BACARDI 151! has been discontinued since 2016. I did not know this! Those who once loved this drink have presumably moved on to grain alcohol. There was a drink that I sometimes consumed in college, called “Liquid Heroin.” Would you like to know the recipe?
1 Shot Glass. Fill With:
1/3 Jagermeister
1/3 Peppermint Schnapps
1/3 Bacardi 151

Awful. The name was a misnomer, as it was neither addictive nor pleasurable. It held no street cred. There is no Liquid Heroin Chic. No cool celebrities died taking it. They did not consume it and play the Star-Spangled Banner at Woodstock. No one injected it and wrote a song about how their fans are stupid pigs.

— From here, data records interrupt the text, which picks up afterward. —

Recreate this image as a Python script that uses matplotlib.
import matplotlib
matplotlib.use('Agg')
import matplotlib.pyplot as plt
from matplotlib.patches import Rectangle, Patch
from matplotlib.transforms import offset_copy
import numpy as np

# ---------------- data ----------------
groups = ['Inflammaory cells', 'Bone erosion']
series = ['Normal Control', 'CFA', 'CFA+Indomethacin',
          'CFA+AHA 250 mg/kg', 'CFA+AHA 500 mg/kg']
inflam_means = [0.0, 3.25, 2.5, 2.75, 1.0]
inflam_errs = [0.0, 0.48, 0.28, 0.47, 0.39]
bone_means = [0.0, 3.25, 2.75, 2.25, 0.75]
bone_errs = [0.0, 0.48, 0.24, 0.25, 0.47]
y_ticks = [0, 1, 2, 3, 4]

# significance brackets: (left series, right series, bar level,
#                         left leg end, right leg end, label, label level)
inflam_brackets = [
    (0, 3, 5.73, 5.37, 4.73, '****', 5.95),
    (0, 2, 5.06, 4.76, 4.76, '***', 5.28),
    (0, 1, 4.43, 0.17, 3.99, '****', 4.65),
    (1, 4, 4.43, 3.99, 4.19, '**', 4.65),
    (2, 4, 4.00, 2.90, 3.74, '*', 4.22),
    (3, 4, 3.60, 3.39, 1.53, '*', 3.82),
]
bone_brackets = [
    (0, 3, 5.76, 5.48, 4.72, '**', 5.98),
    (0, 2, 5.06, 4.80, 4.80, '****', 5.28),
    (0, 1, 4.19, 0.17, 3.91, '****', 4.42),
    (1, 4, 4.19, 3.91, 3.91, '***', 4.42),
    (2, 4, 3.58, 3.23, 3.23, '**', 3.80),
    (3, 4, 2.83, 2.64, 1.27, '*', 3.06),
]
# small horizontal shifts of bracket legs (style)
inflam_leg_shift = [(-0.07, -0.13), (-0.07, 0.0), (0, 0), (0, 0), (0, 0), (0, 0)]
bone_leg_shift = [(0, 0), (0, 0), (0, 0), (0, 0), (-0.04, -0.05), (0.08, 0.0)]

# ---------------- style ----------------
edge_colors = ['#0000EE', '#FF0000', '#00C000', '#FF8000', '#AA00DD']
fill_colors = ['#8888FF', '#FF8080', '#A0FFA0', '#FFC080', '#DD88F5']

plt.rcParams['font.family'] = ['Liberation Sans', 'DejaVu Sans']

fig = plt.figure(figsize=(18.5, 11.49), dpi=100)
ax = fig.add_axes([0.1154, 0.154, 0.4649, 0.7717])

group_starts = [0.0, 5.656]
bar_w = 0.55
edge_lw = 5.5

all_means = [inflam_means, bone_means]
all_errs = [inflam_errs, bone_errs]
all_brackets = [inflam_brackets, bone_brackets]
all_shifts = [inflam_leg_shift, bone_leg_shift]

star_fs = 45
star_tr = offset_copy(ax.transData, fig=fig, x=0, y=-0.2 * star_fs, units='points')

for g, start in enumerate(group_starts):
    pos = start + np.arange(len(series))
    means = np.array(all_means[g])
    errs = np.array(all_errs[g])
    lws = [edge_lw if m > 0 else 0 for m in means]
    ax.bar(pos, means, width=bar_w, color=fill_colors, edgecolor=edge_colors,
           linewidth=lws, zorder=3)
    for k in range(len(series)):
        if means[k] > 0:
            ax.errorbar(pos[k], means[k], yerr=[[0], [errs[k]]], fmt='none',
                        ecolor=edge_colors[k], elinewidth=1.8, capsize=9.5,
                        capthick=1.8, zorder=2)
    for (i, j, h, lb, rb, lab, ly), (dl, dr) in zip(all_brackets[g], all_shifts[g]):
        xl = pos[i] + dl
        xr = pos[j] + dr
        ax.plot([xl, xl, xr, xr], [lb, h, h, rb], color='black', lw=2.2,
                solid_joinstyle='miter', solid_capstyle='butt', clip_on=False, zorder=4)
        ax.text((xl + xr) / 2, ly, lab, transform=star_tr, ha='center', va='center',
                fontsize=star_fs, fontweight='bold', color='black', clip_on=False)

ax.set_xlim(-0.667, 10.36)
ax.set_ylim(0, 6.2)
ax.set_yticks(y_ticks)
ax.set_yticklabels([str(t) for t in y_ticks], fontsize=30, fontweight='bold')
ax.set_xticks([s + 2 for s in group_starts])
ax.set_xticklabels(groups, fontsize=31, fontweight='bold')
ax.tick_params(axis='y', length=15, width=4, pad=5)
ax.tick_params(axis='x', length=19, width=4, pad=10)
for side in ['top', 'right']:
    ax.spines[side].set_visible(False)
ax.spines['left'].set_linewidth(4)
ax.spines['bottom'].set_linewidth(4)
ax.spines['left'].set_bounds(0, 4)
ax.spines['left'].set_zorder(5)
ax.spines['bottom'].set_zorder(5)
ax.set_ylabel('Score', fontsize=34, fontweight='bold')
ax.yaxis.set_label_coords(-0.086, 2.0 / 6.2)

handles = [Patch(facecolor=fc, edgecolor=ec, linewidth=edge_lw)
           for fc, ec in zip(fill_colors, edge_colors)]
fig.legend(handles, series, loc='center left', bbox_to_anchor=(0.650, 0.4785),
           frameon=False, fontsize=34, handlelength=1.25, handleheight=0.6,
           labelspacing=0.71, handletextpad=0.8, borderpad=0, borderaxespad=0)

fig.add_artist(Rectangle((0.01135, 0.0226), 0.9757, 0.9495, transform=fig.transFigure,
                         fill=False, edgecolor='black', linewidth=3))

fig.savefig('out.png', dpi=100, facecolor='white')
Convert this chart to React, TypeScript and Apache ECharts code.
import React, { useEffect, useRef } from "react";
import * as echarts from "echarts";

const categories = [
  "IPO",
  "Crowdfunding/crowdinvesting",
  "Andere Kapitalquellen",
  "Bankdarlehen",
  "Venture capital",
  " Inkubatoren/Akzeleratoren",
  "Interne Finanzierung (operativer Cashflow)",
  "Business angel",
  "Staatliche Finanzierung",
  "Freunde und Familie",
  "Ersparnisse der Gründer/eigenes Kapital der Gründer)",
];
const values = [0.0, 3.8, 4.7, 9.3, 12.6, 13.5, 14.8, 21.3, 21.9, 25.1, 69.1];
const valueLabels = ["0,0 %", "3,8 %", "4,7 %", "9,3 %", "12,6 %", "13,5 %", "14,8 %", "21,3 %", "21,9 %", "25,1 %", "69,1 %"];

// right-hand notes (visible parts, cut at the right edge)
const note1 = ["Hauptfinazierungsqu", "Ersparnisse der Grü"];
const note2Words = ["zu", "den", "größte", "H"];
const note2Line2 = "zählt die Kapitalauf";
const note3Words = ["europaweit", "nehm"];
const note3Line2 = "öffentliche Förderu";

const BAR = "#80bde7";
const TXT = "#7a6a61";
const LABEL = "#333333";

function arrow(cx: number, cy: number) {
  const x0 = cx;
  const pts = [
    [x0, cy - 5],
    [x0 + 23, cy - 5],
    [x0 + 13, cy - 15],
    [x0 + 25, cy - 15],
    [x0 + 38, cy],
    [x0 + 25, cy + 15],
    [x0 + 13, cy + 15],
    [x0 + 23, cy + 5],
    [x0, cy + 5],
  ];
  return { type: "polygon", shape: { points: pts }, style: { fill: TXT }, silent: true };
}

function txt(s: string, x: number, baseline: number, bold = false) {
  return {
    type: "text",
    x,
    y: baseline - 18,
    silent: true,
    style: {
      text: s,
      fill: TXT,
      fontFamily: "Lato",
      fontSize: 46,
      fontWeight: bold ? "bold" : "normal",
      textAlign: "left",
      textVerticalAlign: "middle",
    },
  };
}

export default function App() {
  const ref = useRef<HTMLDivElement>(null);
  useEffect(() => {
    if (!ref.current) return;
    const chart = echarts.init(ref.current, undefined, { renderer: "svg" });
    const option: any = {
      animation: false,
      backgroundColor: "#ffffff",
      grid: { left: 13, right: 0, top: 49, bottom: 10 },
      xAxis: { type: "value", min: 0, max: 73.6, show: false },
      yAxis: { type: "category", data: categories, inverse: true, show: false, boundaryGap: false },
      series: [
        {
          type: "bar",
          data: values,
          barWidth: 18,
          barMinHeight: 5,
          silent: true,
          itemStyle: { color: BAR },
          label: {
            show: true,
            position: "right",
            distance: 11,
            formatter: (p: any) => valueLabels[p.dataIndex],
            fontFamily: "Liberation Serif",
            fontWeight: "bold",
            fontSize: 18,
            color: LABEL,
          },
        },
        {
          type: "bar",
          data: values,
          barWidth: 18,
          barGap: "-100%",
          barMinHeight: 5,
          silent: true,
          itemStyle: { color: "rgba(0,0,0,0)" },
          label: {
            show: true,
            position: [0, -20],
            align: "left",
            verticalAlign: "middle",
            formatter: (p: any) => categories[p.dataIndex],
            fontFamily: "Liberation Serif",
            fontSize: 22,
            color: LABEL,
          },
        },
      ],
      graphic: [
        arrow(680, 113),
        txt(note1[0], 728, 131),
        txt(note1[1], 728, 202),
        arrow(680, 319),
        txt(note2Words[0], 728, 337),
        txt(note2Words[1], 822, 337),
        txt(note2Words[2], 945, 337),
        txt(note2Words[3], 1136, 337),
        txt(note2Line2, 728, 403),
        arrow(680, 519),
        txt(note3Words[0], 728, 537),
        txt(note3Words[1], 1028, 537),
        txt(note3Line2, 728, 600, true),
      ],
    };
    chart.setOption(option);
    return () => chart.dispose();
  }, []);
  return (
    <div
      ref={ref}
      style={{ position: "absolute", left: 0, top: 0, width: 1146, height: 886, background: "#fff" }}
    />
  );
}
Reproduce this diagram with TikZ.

It is a curious thing to have supped an extinct drink, but I bid good riddance to it. It rests now in Cocktail Hell, along with:
— “Bathory in the Bathwater” (1/2 Pint Virgin Blood, 1/2 Pint Hungarian Palinka, Powdered Child Scabs) of the 17th century
— “Fountain of Youth Anal Shots” (3/4 Shot Fountain of Youth Water Rectally Infused, 1/4 Florida Orange Juice, Bitters) perfected by Ponce de Leon and his men.***

THE BRITISH MUSEUM, an institution haunted by ghosts who seek to repatriate millions of stolen artifacts from their looted colonial peoples, has been publishing a series of interesting “city guides” for ancient places on their website. Here is a tourist’s guide to 1st Century AD Rome, admittedly a tourist trap.

The Lewis Chessman rage against their British captors. Lacking points of articulation, they remain immobile and silly-looking.

* In theory.
** Let’s not get crazy.
*** Entering the bloodstream without moderating effect of the human liver, most of the men were transformed into spermatonzoon and an unfertilized egg. Ironic, no?